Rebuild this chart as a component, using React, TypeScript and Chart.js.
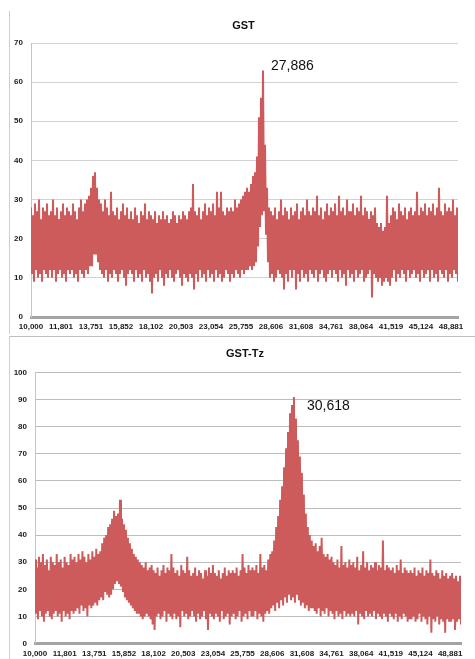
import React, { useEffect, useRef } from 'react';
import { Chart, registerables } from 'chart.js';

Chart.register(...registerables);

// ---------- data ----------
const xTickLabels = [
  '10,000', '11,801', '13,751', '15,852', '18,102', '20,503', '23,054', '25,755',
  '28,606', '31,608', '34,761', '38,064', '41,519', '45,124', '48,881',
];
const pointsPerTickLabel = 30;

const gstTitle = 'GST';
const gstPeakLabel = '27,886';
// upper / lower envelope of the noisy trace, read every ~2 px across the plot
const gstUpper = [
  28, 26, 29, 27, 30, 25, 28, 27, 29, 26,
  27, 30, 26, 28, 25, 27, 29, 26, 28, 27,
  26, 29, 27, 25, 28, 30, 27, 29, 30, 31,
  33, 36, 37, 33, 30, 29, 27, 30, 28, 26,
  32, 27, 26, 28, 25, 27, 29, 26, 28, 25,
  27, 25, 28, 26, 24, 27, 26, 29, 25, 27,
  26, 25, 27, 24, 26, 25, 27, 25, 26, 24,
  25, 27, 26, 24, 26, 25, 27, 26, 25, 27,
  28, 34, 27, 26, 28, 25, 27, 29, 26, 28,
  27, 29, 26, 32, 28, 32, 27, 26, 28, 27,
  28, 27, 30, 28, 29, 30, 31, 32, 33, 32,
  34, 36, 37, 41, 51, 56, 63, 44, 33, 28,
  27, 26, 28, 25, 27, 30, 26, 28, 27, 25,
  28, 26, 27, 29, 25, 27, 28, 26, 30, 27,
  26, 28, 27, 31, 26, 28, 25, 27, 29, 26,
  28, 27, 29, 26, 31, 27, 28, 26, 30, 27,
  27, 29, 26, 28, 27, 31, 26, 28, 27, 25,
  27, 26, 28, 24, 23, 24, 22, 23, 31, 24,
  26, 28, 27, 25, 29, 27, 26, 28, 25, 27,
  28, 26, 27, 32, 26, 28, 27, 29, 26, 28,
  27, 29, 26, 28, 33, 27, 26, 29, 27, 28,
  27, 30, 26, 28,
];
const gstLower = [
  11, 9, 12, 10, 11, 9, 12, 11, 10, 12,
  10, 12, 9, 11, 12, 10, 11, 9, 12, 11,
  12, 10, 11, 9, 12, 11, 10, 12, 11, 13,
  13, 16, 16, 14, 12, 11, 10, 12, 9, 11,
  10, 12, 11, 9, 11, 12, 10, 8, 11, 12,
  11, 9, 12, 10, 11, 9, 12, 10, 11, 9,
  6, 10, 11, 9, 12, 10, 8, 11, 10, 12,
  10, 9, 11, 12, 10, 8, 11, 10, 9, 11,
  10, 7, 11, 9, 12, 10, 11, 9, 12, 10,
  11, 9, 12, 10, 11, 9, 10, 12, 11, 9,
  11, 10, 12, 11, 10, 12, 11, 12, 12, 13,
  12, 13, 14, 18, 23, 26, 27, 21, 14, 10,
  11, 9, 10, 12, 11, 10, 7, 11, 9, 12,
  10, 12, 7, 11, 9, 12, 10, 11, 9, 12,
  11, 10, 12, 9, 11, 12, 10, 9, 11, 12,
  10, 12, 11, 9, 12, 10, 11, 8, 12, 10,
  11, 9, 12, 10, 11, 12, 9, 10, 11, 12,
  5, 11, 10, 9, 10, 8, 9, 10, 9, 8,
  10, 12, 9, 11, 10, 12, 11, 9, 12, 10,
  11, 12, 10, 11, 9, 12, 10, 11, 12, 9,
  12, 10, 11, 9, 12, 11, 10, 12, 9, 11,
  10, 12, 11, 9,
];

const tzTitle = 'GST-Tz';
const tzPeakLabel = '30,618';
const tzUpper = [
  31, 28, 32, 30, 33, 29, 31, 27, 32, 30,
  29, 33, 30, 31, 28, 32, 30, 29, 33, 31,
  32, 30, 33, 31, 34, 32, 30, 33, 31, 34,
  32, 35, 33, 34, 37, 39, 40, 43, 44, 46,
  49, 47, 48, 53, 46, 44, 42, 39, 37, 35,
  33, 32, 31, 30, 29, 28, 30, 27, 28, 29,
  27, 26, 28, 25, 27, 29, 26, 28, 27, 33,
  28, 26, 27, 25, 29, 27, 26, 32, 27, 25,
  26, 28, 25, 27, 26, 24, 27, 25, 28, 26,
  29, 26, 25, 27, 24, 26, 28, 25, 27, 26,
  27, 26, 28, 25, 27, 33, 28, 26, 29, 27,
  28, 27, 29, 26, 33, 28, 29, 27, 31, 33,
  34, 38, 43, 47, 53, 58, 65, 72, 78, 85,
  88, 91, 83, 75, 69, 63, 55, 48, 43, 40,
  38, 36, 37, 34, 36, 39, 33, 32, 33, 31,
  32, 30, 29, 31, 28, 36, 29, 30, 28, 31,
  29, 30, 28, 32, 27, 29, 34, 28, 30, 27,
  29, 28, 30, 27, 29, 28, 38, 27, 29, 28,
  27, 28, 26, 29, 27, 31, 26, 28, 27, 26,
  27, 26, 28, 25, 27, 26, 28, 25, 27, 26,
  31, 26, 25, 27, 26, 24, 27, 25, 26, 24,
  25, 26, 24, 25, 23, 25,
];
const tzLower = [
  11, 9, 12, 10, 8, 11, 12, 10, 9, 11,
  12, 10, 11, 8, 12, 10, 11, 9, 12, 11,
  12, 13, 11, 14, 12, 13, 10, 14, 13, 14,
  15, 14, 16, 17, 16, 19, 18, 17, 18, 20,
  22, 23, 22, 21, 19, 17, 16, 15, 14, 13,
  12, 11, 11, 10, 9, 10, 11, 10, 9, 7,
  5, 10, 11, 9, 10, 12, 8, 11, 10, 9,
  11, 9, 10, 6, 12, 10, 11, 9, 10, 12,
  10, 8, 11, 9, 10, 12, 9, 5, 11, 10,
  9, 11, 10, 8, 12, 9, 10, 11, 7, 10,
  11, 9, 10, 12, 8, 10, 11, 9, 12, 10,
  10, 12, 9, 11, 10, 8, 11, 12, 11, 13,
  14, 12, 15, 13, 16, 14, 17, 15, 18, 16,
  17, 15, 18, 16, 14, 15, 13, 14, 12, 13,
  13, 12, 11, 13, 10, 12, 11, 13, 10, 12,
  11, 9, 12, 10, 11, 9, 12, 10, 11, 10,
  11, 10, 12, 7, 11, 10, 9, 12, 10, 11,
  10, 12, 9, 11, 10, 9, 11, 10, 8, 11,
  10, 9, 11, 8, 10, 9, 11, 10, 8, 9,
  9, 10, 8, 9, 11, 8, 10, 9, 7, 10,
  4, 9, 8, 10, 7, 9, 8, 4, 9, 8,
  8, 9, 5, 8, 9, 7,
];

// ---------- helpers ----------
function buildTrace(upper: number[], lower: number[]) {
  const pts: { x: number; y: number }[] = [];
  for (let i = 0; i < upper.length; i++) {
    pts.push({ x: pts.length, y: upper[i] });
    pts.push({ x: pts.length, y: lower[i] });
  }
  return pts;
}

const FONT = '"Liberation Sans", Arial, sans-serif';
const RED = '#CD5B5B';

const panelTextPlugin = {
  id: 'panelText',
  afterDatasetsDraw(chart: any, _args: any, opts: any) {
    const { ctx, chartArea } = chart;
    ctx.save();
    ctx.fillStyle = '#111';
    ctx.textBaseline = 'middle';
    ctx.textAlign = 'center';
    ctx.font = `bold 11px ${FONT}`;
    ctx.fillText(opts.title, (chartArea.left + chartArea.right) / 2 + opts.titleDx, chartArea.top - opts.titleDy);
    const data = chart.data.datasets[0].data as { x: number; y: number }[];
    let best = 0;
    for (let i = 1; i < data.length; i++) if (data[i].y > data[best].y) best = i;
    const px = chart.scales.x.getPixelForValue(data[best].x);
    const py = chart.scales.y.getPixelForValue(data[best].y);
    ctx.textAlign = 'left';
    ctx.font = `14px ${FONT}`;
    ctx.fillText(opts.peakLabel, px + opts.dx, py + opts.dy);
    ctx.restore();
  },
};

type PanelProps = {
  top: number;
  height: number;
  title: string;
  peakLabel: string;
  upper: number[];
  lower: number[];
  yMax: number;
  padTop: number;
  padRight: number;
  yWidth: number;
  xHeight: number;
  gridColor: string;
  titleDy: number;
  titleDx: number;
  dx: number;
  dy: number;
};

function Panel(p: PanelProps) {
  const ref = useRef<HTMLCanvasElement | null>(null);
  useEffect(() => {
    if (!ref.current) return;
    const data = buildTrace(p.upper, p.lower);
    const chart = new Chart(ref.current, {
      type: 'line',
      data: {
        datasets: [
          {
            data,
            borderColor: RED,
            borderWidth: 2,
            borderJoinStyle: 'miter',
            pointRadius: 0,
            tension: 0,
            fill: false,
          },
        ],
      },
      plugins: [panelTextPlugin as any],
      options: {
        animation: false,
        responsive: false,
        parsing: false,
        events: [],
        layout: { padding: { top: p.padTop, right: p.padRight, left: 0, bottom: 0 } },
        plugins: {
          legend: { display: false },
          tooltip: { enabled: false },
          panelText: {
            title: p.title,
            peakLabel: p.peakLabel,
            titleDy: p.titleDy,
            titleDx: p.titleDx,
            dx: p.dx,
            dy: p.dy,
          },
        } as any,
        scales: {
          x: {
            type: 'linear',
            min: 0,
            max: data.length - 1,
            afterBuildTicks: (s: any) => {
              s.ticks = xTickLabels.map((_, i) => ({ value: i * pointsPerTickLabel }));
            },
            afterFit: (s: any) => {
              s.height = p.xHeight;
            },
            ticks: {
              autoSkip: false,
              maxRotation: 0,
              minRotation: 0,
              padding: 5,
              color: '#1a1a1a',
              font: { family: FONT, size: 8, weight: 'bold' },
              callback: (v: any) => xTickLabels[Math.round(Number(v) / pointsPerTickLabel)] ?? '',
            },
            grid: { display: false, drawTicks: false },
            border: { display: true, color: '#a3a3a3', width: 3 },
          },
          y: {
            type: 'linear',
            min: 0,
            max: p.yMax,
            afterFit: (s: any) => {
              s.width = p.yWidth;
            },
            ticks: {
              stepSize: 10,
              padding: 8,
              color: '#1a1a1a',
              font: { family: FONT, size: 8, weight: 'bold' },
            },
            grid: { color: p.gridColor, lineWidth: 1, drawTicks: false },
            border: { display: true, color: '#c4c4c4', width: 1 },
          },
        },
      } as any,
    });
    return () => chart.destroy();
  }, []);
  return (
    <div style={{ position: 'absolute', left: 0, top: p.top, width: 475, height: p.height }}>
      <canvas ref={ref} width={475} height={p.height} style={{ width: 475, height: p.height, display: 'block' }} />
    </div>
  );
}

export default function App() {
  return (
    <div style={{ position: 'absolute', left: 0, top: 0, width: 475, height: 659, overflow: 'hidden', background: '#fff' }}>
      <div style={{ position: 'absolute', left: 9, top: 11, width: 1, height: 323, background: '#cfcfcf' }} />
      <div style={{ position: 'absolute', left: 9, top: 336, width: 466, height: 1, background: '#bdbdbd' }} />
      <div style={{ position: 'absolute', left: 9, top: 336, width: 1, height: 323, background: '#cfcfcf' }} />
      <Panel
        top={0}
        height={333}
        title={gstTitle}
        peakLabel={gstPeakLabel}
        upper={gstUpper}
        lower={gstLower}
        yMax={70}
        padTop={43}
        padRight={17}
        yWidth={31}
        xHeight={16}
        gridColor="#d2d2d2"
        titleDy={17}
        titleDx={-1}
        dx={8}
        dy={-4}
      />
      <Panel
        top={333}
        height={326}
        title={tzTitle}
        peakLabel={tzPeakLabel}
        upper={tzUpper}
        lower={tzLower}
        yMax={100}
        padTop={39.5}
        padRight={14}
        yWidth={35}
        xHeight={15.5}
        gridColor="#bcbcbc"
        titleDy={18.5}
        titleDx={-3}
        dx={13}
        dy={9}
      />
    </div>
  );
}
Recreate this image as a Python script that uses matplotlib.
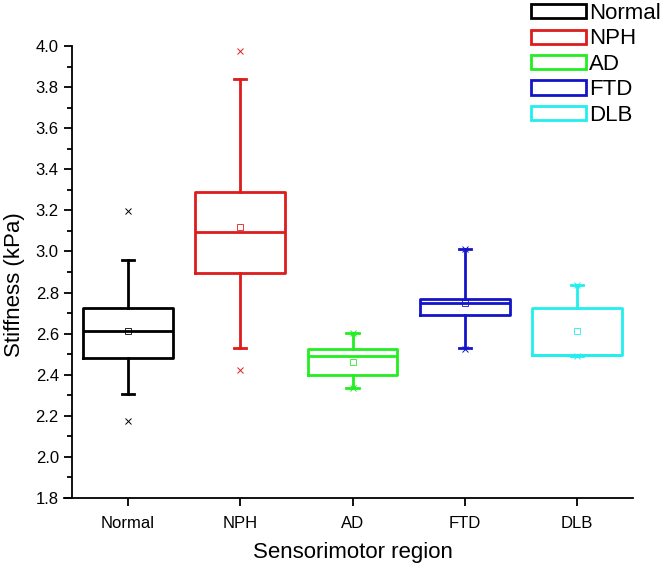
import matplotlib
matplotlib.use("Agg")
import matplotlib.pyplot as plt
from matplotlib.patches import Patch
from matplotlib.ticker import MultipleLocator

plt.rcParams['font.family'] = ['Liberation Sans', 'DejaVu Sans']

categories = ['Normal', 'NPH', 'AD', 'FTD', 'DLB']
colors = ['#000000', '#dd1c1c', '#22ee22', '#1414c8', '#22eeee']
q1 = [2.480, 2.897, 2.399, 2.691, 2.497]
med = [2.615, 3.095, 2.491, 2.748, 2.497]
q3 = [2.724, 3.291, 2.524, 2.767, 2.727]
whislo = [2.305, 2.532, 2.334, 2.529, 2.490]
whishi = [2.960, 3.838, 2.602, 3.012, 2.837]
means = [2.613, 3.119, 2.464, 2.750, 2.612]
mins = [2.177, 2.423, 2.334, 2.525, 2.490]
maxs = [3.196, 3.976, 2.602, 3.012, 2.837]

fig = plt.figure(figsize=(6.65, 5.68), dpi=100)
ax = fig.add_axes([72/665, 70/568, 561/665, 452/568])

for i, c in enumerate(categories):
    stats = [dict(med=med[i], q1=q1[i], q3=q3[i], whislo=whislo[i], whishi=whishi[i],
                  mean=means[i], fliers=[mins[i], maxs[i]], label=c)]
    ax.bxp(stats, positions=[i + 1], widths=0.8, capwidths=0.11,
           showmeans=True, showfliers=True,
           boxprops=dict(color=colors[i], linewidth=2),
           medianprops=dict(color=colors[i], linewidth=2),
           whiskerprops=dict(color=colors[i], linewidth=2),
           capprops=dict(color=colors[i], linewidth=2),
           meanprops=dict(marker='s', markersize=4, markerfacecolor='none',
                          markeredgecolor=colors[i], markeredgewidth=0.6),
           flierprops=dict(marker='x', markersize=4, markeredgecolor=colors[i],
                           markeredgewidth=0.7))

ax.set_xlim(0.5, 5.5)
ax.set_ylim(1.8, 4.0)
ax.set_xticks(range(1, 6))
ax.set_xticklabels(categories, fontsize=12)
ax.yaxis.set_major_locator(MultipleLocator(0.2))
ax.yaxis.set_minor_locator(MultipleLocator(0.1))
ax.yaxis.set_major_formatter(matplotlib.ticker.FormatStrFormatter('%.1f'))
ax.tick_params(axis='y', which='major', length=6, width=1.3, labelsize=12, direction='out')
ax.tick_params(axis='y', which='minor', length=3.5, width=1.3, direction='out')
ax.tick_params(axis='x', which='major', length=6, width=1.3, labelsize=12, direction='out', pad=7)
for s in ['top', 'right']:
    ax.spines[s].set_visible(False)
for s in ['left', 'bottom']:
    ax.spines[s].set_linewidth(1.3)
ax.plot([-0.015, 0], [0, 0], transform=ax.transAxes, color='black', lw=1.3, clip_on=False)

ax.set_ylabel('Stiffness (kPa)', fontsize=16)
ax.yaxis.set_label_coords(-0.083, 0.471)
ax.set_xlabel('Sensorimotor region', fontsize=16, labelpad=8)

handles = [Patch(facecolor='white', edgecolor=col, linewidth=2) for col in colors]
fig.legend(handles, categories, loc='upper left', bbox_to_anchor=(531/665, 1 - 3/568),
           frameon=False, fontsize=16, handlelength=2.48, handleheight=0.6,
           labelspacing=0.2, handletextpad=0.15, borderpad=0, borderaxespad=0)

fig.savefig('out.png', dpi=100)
───
__Objective__: Across the preceding material, how many lines contain the word "React"? State the number alone.

__Written answer__: 2